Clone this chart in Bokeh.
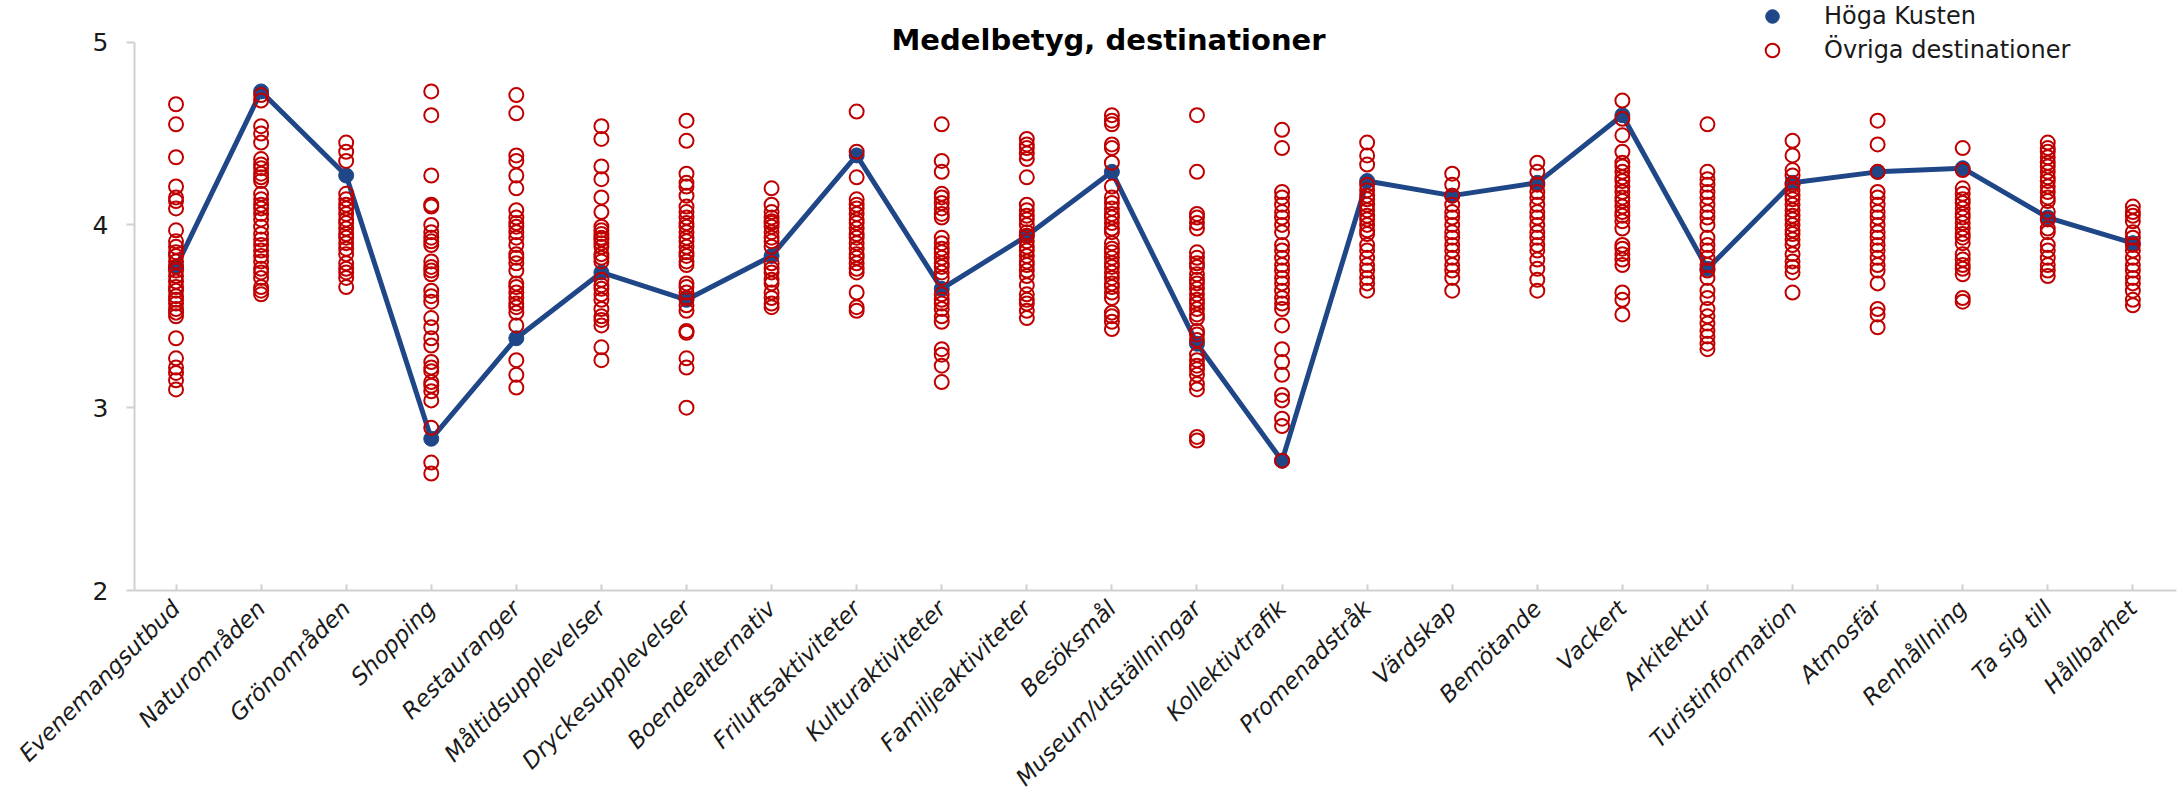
import math
from bokeh.plotting import figure
from bokeh.models import Range1d, FixedTicker, Legend, LegendItem, Label
from bokeh.embed import file_html
from bokeh.resources import INLINE

categories = ["Evenemangsutbud", "Naturområden", "Grönområden", "Shopping", "Restauranger",
              "Måltidsupplevelser", "Dryckesupplevelser", "Boendealternativ", "Friluftsaktiviteter",
              "Kulturaktiviteter", "Familjeaktiviteter", "Besöksmål", "Museum/utställningar",
              "Kollektivtrafik", "Promenadstråk", "Värdskap", "Bemötande", "Vackert", "Arkitektur",
              "Turistinformation", "Atmosfär", "Renhållning", "Ta sig till", "Hållbarhet"]

hoga_kusten = [3.77, 4.73, 4.27, 2.83, 3.38, 3.74, 3.59, 3.83, 4.38, 3.65, 3.94, 4.29,
               3.35, 2.71, 4.24, 4.16, 4.23, 4.60, 3.76, 4.23, 4.29, 4.31, 4.04, 3.90]

ovr_evenemang = [4.66, 4.55, 4.37, 4.21, 4.15, 4.13, 4.09, 3.97, 3.91, 3.88, 3.85, 3.83, 3.80, 3.77, 3.75, 3.72,
                 3.69, 3.66, 3.64, 3.61, 3.59, 3.57, 3.54, 3.52, 3.50, 3.38, 3.27, 3.22, 3.19, 3.15, 3.10]
ovr_natur = [4.71, 4.68, 4.54, 4.50, 4.45, 4.36, 4.33, 4.31, 4.28, 4.26, 4.24, 4.17, 4.14, 4.11, 4.09, 4.06,
             4.03, 3.99, 3.95, 3.92, 3.89, 3.86, 3.83, 3.80, 3.76, 3.74, 3.71, 3.66, 3.64, 3.62]
ovr_gron = [4.45, 4.40, 4.35, 4.17, 4.14, 4.11, 4.09, 4.06, 4.03, 4.01, 3.98, 3.95, 3.93, 3.90, 3.87, 3.84,
            3.79, 3.76, 3.74, 3.71, 3.66]
ovr_shopping = [4.73, 4.60, 4.27, 4.11, 4.10, 4.00, 3.96, 3.93, 3.91, 3.89, 3.80, 3.77, 3.75, 3.73, 3.64, 3.61,
                3.58, 3.49, 3.44, 3.38, 3.34, 3.25, 3.22, 3.20, 3.14, 3.12, 3.09, 3.04, 2.89, 2.70, 2.64]
ovr_restauranger = [4.71, 4.61, 4.38, 4.35, 4.27, 4.20, 4.08, 4.04, 4.01, 3.99, 3.96, 3.93, 3.89, 3.84, 3.82,
                    3.79, 3.75, 3.68, 3.66, 3.63, 3.60, 3.57, 3.55, 3.52, 3.45, 3.26, 3.18, 3.11]
ovr_maltid = [4.54, 4.47, 4.32, 4.25, 4.15, 4.07, 3.99, 3.97, 3.95, 3.93, 3.92, 3.90, 3.88, 3.84, 3.82, 3.80,
              3.70, 3.67, 3.65, 3.62, 3.59, 3.54, 3.50, 3.48, 3.45, 3.33, 3.26]
ovr_dryck = [4.57, 4.46, 4.28, 4.23, 4.21, 4.16, 4.10, 4.07, 4.04, 4.01, 3.99, 3.96, 3.93, 3.91, 3.88, 3.85,
             3.83, 3.80, 3.78, 3.68, 3.66, 3.63, 3.60, 3.56, 3.53, 3.42, 3.41, 3.27, 3.22, 3.00]
ovr_boende = [4.20, 4.11, 4.07, 4.04, 4.02, 4.01, 3.99, 3.96, 3.93, 3.91, 3.88, 3.79, 3.76, 3.74, 3.70, 3.68,
              3.63, 3.60, 3.57, 3.55]
ovr_frilufts = [4.62, 4.40, 4.26, 4.14, 4.11, 4.09, 4.06, 4.03, 4.01, 3.98, 3.95, 3.93, 3.90, 3.87, 3.84,
                3.82, 3.79, 3.76, 3.74, 3.63, 3.55, 3.53]
ovr_kultur = [4.55, 4.35, 4.29, 4.17, 4.15, 4.12, 4.09, 4.06, 4.04, 3.93, 3.90, 3.87, 3.85, 3.82, 3.79, 3.77,
              3.74, 3.71, 3.62, 3.59, 3.57, 3.54, 3.50, 3.47, 3.32, 3.29, 3.23, 3.14]
ovr_familj = [4.47, 4.44, 4.42, 4.39, 4.36, 4.26, 4.11, 4.08, 4.05, 4.03, 4.00, 3.96, 3.94, 3.91, 3.88, 3.86,
              3.83, 3.80, 3.78, 3.75, 3.72, 3.67, 3.62, 3.59, 3.57, 3.53, 3.49]
ovr_besoksmal = [4.60, 4.57, 4.55, 4.44, 4.42, 4.34, 4.21, 4.15, 4.12, 4.09, 4.06, 4.04, 4.01, 3.98, 3.96,
                 3.90, 3.87, 3.85, 3.82, 3.79, 3.77, 3.74, 3.71, 3.68, 3.66, 3.63, 3.60, 3.52, 3.50, 3.47, 3.43]
ovr_museum = [4.60, 4.29, 4.06, 4.04, 4.01, 3.98, 3.85, 3.82, 3.79, 3.77, 3.73, 3.70, 3.68, 3.65, 3.62, 3.59,
              3.57, 3.54, 3.51, 3.49, 3.42, 3.40, 3.37, 3.29, 3.26, 3.23, 3.21, 3.18, 3.13, 3.10, 2.84, 2.82]
ovr_kollektiv = [4.52, 4.42, 4.18, 4.15, 4.11, 4.07, 4.04, 4.00, 3.96, 3.89, 3.86, 3.82, 3.78, 3.75, 3.71,
                 3.68, 3.64, 3.60, 3.57, 3.54, 3.45, 3.32, 3.25, 3.18, 3.07, 3.04, 2.94, 2.90, 2.71]
ovr_promenad = [4.45, 4.38, 4.33, 4.22, 4.19, 4.16, 4.14, 4.11, 4.08, 4.05, 4.03, 4.00, 3.97, 3.95, 3.89,
                3.86, 3.82, 3.78, 3.75, 3.71, 3.68, 3.64]
ovr_vardskap = [4.28, 4.22, 4.16, 4.11, 4.07, 4.04, 4.00, 3.96, 3.93, 3.89, 3.86, 3.82, 3.78, 3.75, 3.71, 3.64]
ovr_bemotande = [4.34, 4.29, 4.22, 4.18, 4.15, 4.11, 4.07, 4.04, 4.00, 3.96, 3.93, 3.89, 3.86, 3.81, 3.76,
                 3.70, 3.64]
ovr_vackert = [4.68, 4.58, 4.49, 4.40, 4.34, 4.32, 4.29, 4.26, 4.24, 4.21, 4.18, 4.15, 4.13, 4.10, 4.07, 4.05,
               4.02, 3.98, 3.89, 3.87, 3.84, 3.81, 3.78, 3.63, 3.59, 3.51]
ovr_arkitektur = [4.55, 4.29, 4.25, 4.22, 4.18, 4.15, 4.11, 4.07, 4.04, 4.00, 3.93, 3.89, 3.86, 3.82, 3.78,
                  3.75, 3.71, 3.64, 3.60, 3.54, 3.50, 3.46, 3.42, 3.39, 3.35, 3.32]
ovr_turist = [4.46, 4.38, 4.30, 4.27, 4.22, 4.19, 4.16, 4.14, 4.11, 4.08, 4.05, 4.03, 4.00, 3.97, 3.95, 3.92,
              3.89, 3.84, 3.80, 3.77, 3.74, 3.63]
ovr_atmosfar = [4.57, 4.44, 4.29, 4.18, 4.15, 4.11, 4.07, 4.04, 4.00, 3.96, 3.93, 3.89, 3.86, 3.82, 3.78,
                3.75, 3.68, 3.54, 3.51, 3.44]
ovr_renhallning = [4.42, 4.30, 4.20, 4.17, 4.14, 4.12, 4.09, 4.06, 4.04, 4.01, 3.98, 3.95, 3.93, 3.90, 3.84,
                   3.81, 3.78, 3.76, 3.73, 3.60, 3.58]
ovr_tasigtill = [4.45, 4.42, 4.40, 4.37, 4.34, 4.32, 4.29, 4.26, 4.24, 4.21, 4.18, 4.15, 4.13, 4.07, 4.03,
                 3.98, 3.96, 3.89, 3.86, 3.82, 3.78, 3.75, 3.72]
ovr_hallbarhet = [4.10, 4.07, 4.05, 4.02, 3.96, 3.93, 3.89, 3.86, 3.82, 3.78, 3.75, 3.71, 3.68, 3.64, 3.59, 3.56]

ovriga = [ovr_evenemang, ovr_natur, ovr_gron, ovr_shopping, ovr_restauranger, ovr_maltid, ovr_dryck,
          ovr_boende, ovr_frilufts, ovr_kultur, ovr_familj, ovr_besoksmal, ovr_museum, ovr_kollektiv,
          ovr_promenad, ovr_vardskap, ovr_bemotande, ovr_vackert, ovr_arkitektur, ovr_turist,
          ovr_atmosfar, ovr_renhallning, ovr_tasigtill, ovr_hallbarhet]

y_ticks = [2, 3, 4, 5]

BLUE = "#1F4788"
RED = "#C00000"
AXIS_GREY = "#D0D0D0"
FONT = "DejaVu Sans"

x_idx = list(range(len(categories)))
ox, oy = [], []
for i, vals in enumerate(ovriga):
    ox.extend([i] * len(vals))
    oy.extend(vals)

p = figure(width=2180, height=802, output_backend="svg", toolbar_location=None,
           x_range=Range1d(-0.488, 23.513), y_range=Range1d(2, 5.2274),
           min_border_left=134, min_border_right=4, min_border_top=0, min_border_bottom=206)

p.grid.visible = False
p.outline_line_color = None
p.background_fill_color = "white"
p.border_fill_color = "white"

# x axis
xa = p.xaxis[0]
xa.ticker = FixedTicker(ticks=x_idx)
xa.major_label_overrides = {i: c for i, c in enumerate(categories)}
xa.major_label_orientation = math.pi / 4
xa.major_label_text_font = FONT
xa.major_label_text_font_style = "italic"
xa.major_label_text_font_size = "23px"
xa.major_label_text_color = "#1a1a1a"
xa.major_label_standoff = 14
xa.major_tick_in = 6
xa.major_tick_out = 0
xa.minor_tick_line_color = None
xa.axis_line_color = AXIS_GREY
xa.axis_line_width = 2
xa.major_tick_line_color = AXIS_GREY
xa.major_tick_line_width = 2

# y axis
ya = p.yaxis[0]
ya.ticker = FixedTicker(ticks=y_ticks)
ya.bounds = (2, 5)
ya.major_label_text_font = FONT
ya.major_label_text_font_size = "25px"
ya.major_label_text_color = "#1a1a1a"
ya.major_label_standoff = 18
ya.major_tick_in = 0
ya.major_tick_out = 8
ya.minor_tick_line_color = None
ya.axis_line_color = AXIS_GREY
ya.axis_line_width = 2
ya.major_tick_line_color = AXIS_GREY
ya.major_tick_line_width = 2

# series
p.line(x_idx, hoga_kusten, line_color=BLUE, line_width=5)
blue_pts = p.scatter(x_idx, hoga_kusten, size=15, fill_color=BLUE, line_color=BLUE)
red_pts = p.scatter(ox, oy, size=14, fill_color=None, line_color=RED, line_width=2)

legend = Legend(items=[LegendItem(label="Höga Kusten", renderers=[blue_pts]),
                       LegendItem(label="Övriga destinationer", renderers=[red_pts])],
                location=(1621, 523), padding=0, margin=0, spacing=0,
                glyph_width=34, glyph_height=34, label_height=34, label_standoff=35,
                label_text_font=FONT, label_text_font_size="24px", label_text_color="#1a1a1a",
                label_text_baseline="middle",
                background_fill_alpha=0, border_line_alpha=0)
p.add_layout(legend)

title = Label(x=974, y=551, x_units="screen", y_units="screen", text="Medelbetyg, destinationer",
              text_align="center", text_baseline="alphabetic", text_font=FONT,
              text_font_style="bold", text_font_size="29px", text_color="black")
p.add_layout(title)

open("out.html", "w").write(file_html(p, INLINE))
---*---
Brief: Go from the first line of the listing to the line holding "from bokeh.resources import INLINE" and, please, transcribe those lines exactly, both included, with no pictures.

Answer below:
Clone this chart in Bokeh.
import math
from bokeh.plotting import figure
from bokeh.models import Range1d, FixedTicker, Legend, LegendItem, Label
from bokeh.embed import file_html
from bokeh.resources import INLINE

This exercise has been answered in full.